Parce que oui je ne comprends pas que des armes de guerre soit dans les mains de fanatiques (ou dans des mains de non-militaires, voir mon côté antimilitariste dirait dans des mains tout court d'ailleurs), parce que oui je ne comprends pas qu'on tue (et surtout des innocents) au nom de quelque idées que ce soit (même les plus louables), parce que oui on ne s'attaque pas à un journal ou à des artistes car c'est ce qui nous construit, qu'on approuve ou pas leurs idées, leur façon de rire, leur humour grinçant....  Parce que toi, moi et les autres, personne ne mérite de mourir.... Et parce que au final mourir c'est toujours perdu, c'est toujours trop bête, c'est toujours trop tôt, c'est toujours un peu pour rien... Parce que ces 17 personnes ne sont plus là, et qu'elles ont rien demandés, et que leurs proches vont souffrir longtemps de leur absence, et parce que oui je ne rirais plus devant un nouveau dessin de Wolinski (ou des autres)....
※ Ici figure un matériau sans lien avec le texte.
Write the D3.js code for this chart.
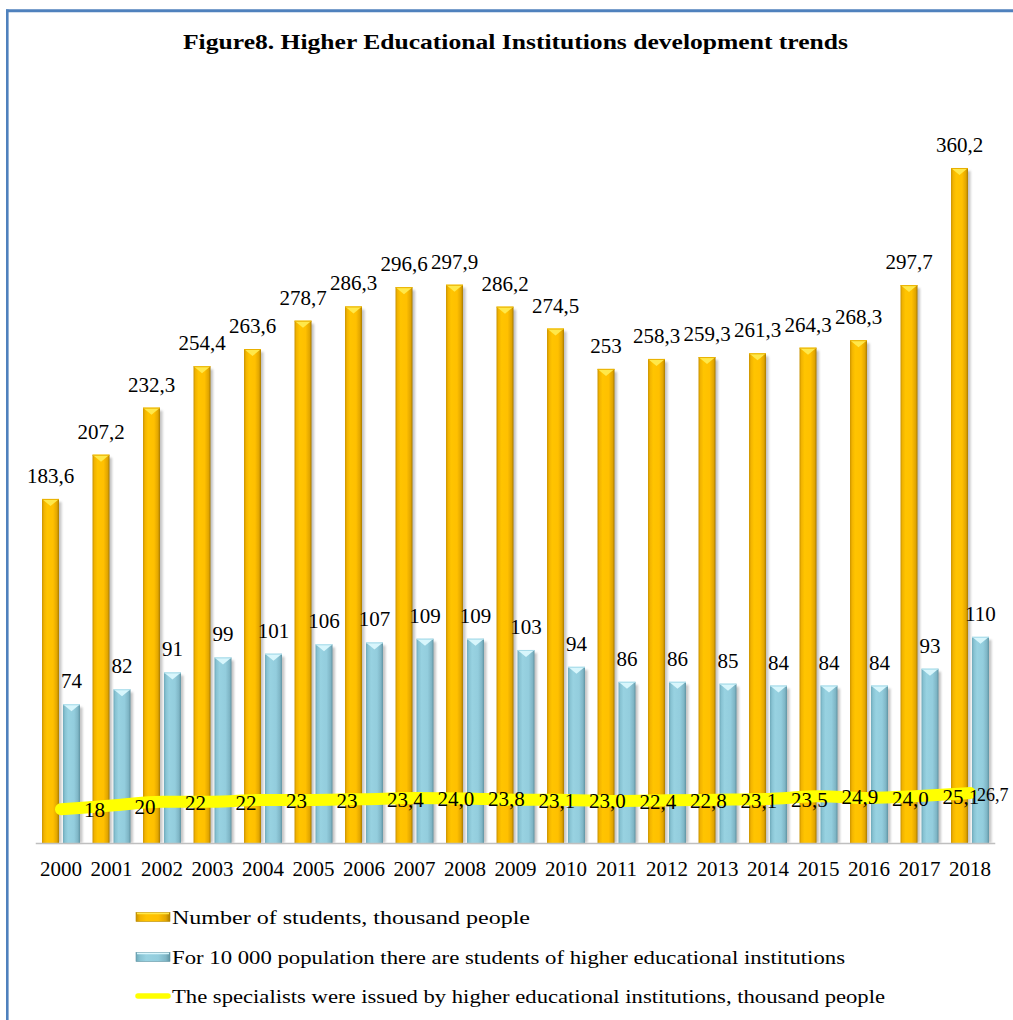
<!DOCTYPE html>
<html>
<head>
<meta charset="utf-8">
<script src="https://cdn.jsdelivr.net/npm/d3@7"></script>
<style>
  html, body { margin: 0; padding: 0; background: #ffffff; }
  svg { display: block; }
  text { font-family: "Liberation Serif", "Times New Roman", serif; fill: #000; }
</style>
</head>
<body>
<svg id="chart" width="1013" height="1020"></svg>
<script>
// Years on the category axis
const years = ["2000","2001","2002","2003","2004","2005","2006","2007","2008","2009",
               "2010","2011","2012","2013","2014","2015","2016","2017","2018"];

// Number of students, thousand people
const students = [183.6, 207.2, 232.3, 254.4, 263.6, 278.7, 286.3, 296.6, 297.9, 286.2,
                  274.5, 253, 258.3, 259.3, 261.3, 264.3, 268.3, 297.7, 360.2];

// Students of higher educational institutions per 10 000 population
const per10k = [74, 82, 91, 99, 101, 106, 107, 109, 109, 103,
                94, 86, 86, 85, 84, 84, 84, 93, 110];

// Specialists issued by higher educational institutions, thousand people
const specialists = [18, 20, 22, 22, 23, 23, 23.4, 24.0, 23.8, 23.1,
                     23.0, 22.4, 22.8, 23.1, 23.5, 24.9, 24.0, 25.1, 26.7];
// Decimal places shown in each specialists label
const specialistsDecimals = [0, 0, 0, 0, 0, 0, 1, 1, 1, 1, 1, 1, 1, 1, 1, 1, 1, 1, 1];

const titleText = "Figure8. Higher Educational Institutions development trends";
const legendLabels = [
  "Number of students, thousand people",
  "For 10 000 population there are students of higher educational institutions",
  "The specialists were issued by higher educational institutions, thousand people"
];

const W = 1013, H = 1020;
const svg = d3.select("#chart");
const defs = svg.append("defs");

// Comma decimal separator
const fmt = (v, d) => (d === undefined ? (Number.isInteger(v) ? String(v) : v.toFixed(1)) : v.toFixed(d)).replace(".", ",");

// Gradients giving the bars a rounded, lit look
function hGrad(id, stops) {
  const g = defs.append("linearGradient").attr("id", id)
    .attr("x1", "0").attr("x2", "1").attr("y1", "0").attr("y2", "0");
  stops.forEach(([o, c]) => g.append("stop").attr("offset", o).attr("stop-color", c));
}
hGrad("gOrange", [[0, "#c99200"], [0.12, "#f2b400"], [0.3, "#ffc400"], [0.65, "#ffc000"], [0.88, "#e2a600"], [1, "#a87a00"]]);
hGrad("gBlue", [[0, "#6ea9b9"], [0.12, "#88c3d3"], [0.3, "#98d2e1"], [0.65, "#93cddd"], [0.88, "#7fb6c6"], [1, "#5f93a2"]]);
defs.append("filter").attr("id", "soft").append("feGaussianBlur").attr("stdDeviation", 1.2);

// Frame
svg.append("line").attr("x1", 6).attr("x2", W).attr("y1", 10.8).attr("y2", 10.8)
  .attr("stroke", "#4f81bd").attr("stroke-width", 3);
svg.append("line").attr("x1", 7.3).attr("x2", 7.3).attr("y1", 9.5).attr("y2", H)
  .attr("stroke", "#4f81bd").attr("stroke-width", 2.6);

// Title
svg.append("text")
  .attr("x", 183).attr("y", 49)
  .attr("textLength", 665).attr("lengthAdjust", "spacingAndGlyphs")
  .style("font-size", "21px").style("font-weight", "bold")
  .text(titleText);

// Scales
const baseY = 843;
const x = d3.scaleBand().domain(years).range([35.75, 995.25]).paddingInner(0.248).paddingOuter(0.124);
const sub = d3.scaleBand().domain(["students", "per10k"]).range([0, x.bandwidth()]).paddingInner(0.19);
const y = d3.scaleLinear().domain([0, 400]).range([baseY, 93.4]);
const cx = d => x(d) + x.bandwidth() / 2;

const plot = svg.append("g");

function drawBars(values, key, fill, capColor, edgeColor) {
  const g = plot.append("g");
  const w = sub.bandwidth();
  const bx = i => x(years[i]) + sub(key);
  // soft shadow to the right of each bar
  g.selectAll("rect.shadow").data(values).join("rect")
    .attr("class", "shadow")
    .attr("x", (d, i) => bx(i) + 2.5)
    .attr("y", d => y(d) + 3)
    .attr("width", w)
    .attr("height", d => baseY - y(d) - 3)
    .attr("fill", "#7f7f7f").attr("opacity", 0.45)
    .attr("filter", "url(#soft)");
  g.selectAll("rect.bar").data(values).join("rect")
    .attr("class", "bar")
    .attr("x", (d, i) => bx(i))
    .attr("y", d => y(d))
    .attr("width", w)
    .attr("height", d => baseY - y(d))
    .attr("fill", fill);
  // bevelled top
  g.selectAll("path.cap").data(values).join("path")
    .attr("class", "cap")
    .attr("d", (d, i) => {
      const x0 = bx(i), t = y(d);
      return `M${x0},${t}L${x0 + w},${t}L${x0 + w / 2},${t + 7}Z`;
    })
    .attr("fill", capColor);
  g.selectAll("line.edge").data(values).join("line")
    .attr("class", "edge")
    .attr("x1", (d, i) => bx(i)).attr("x2", (d, i) => bx(i) + w)
    .attr("y1", d => y(d) + 0.5).attr("y2", d => y(d) + 0.5)
    .attr("stroke", edgeColor).attr("stroke-width", 1);
  // value labels
  g.selectAll("text").data(values).join("text")
    .attr("x", (d, i) => bx(i) + w / 2)
    .attr("y", d => y(d) - 16)
    .attr("text-anchor", "middle")
    .style("font-size", "21px")
    .text(d => fmt(d));
}

drawBars(students, "students", "url(#gOrange)", "#ffe84a", "#e9b000");
drawBars(per10k, "per10k", "url(#gBlue)", "#d8f6fc", "#a8dcea");

// Category axis line
svg.append("line").attr("x1", 35.75).attr("x2", 995.25).attr("y1", baseY + 0.5).attr("y2", baseY + 0.5)
  .attr("stroke", "#bfbfbf").attr("stroke-width", 1.5);

// Year labels
const axis = d3.axisBottom(x).tickSize(0).tickPadding(0);
const ax = svg.append("g").attr("transform", `translate(0,${baseY})`).call(axis);
ax.select(".domain").remove();
ax.selectAll("text")
  .attr("y", 33).attr("dy", 0)
  .style("font-family", "'Liberation Serif', 'Times New Roman', serif")
  .style("font-size", "21px").attr("fill", "#000");

// Specialists line
const line = d3.line().x((d, i) => cx(years[i])).y(d => y(d)).curve(d3.curveMonotoneX);
svg.append("path").datum(specialists)
  .attr("d", line)
  .attr("fill", "none").attr("stroke", "#ffff00")
  .attr("stroke-width", 12).attr("stroke-linecap", "round").attr("stroke-linejoin", "round");
const specLabels = svg.append("g").selectAll("text").data(specialists).join("text")
  .attr("x", (d, i) => cx(years[i]) + 23)
  .attr("y", d => y(d) + 8)
  .style("font-size", "21px")
  .text((d, i) => fmt(d, specialistsDecimals[i]));
// the last label sits against the right edge: pull it in and shrink it to stay inside
specLabels.each(function () {
  const sx = +this.getAttribute("x");
  const len = this.getComputedTextLength();
  if (sx + len > W - 4) {
    const nx = Math.min(sx, 977);
    const size = Math.min(21, Math.floor(21 * (W - 4 - nx) / len));
    d3.select(this).attr("x", nx).style("font-size", size + "px");
  }
});

// Legend
const legendY = [917, 957, 996];
const lg = svg.append("g");
lg.append("rect").attr("x", 136).attr("y", legendY[0] - 4.5).attr("width", 34).attr("height", 9)
  .attr("fill", "url(#gOrange)").attr("stroke", "#b88a00").attr("stroke-width", 0.6);
lg.append("line").attr("x1", 137).attr("x2", 169).attr("y1", legendY[0] - 3.5).attr("y2", legendY[0] - 3.5)
  .attr("stroke", "#ffe84a").attr("stroke-width", 1.5);
lg.append("rect").attr("x", 136).attr("y", legendY[1] - 4.5).attr("width", 34).attr("height", 9)
  .attr("fill", "url(#gBlue)").attr("stroke", "#5f93a2").attr("stroke-width", 0.6);
lg.append("line").attr("x1", 137).attr("x2", 169).attr("y1", legendY[1] - 3.5).attr("y2", legendY[1] - 3.5)
  .attr("stroke", "#d8f6fc").attr("stroke-width", 1.5);
lg.append("line").attr("x1", 138).attr("x2", 168).attr("y1", legendY[2]).attr("y2", legendY[2])
  .attr("stroke", "#ffff00").attr("stroke-width", 5.5).attr("stroke-linecap", "round");
const legendWidths = [358, 673, 713];
lg.selectAll("text.leg").data(legendLabels).join("text")
  .attr("class", "leg")
  .attr("x", 172).attr("y", (d, i) => legendY[i] + 7)
  .attr("textLength", (d, i) => legendWidths[i]).attr("lengthAdjust", "spacingAndGlyphs")
  .style("font-size", "19px")
  .text(d => d);
</script>
</body>
</html>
C'est trop précieux la liberté... surtout quand on a vécu sans....
C'est trop précieux la vie... surtout quand on sait quel prix ça a...


#jesuisfrançaise et fière de ces valeurs...
J'ai un peu mal de me dire qu'il faut de tels événements pour que l'on sursaute et que l'on veuille les défendre....
Nous sommes un seul peuple, une seule personne, une seule nation.... différemment, dans la variété, dans la révolte, dans nos coups de gueule..... 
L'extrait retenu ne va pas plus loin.